By the way, I now shoot an older 3" Citori with standard invector chokes for general duty and a Baikal MP153 for when I just HAVE to shoot the longer shell.

Sean


----------



## southdakbearfan (Oct 11, 2004)

I shoot a citori 3.5", and the recoil isn't that bad. I shoot 1 1/2 oz loads in steel, and have shot many 2 3/8 oz fiocci turkey loads.

You can definately get 3" loads that will be faster than 3.5" loads, but what I have found is once you surpase about 1550 fps, steel shot knuckle balls and you get wholes in the pattern.
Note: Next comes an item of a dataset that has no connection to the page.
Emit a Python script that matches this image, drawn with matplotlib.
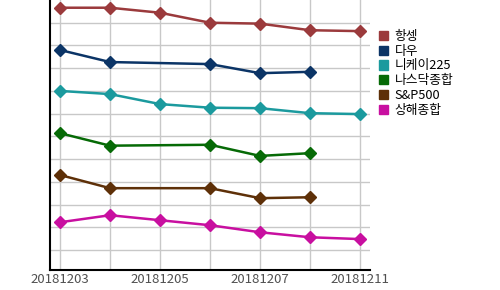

You can use patternmaster or most aftermarkets in the citori. Double check with the manufacturer.

One thing I will say though, when you do shoot heavier loads in them, at least on mine, wear a glove on your trigger hand as the trigger guard can whap your finger pretty good.


----------



## NDTerminator (Aug 20, 2003)

As an O/U owner (Ruger Red Label) I've found that they don't lend themselves well to waterfowling. Anyone who like me, has screwed around breaking and loading one laying in a field blind or trying not to dunk the muzzles doing the same while up to the confluence of your anatomy in a slough know what I'm saying.

I love my Red Label, but I only use it for upland hunting. When I'm waterfowling, I use one of my pumps.

Just some food for thought, if this is the way you're thinking of going...


----------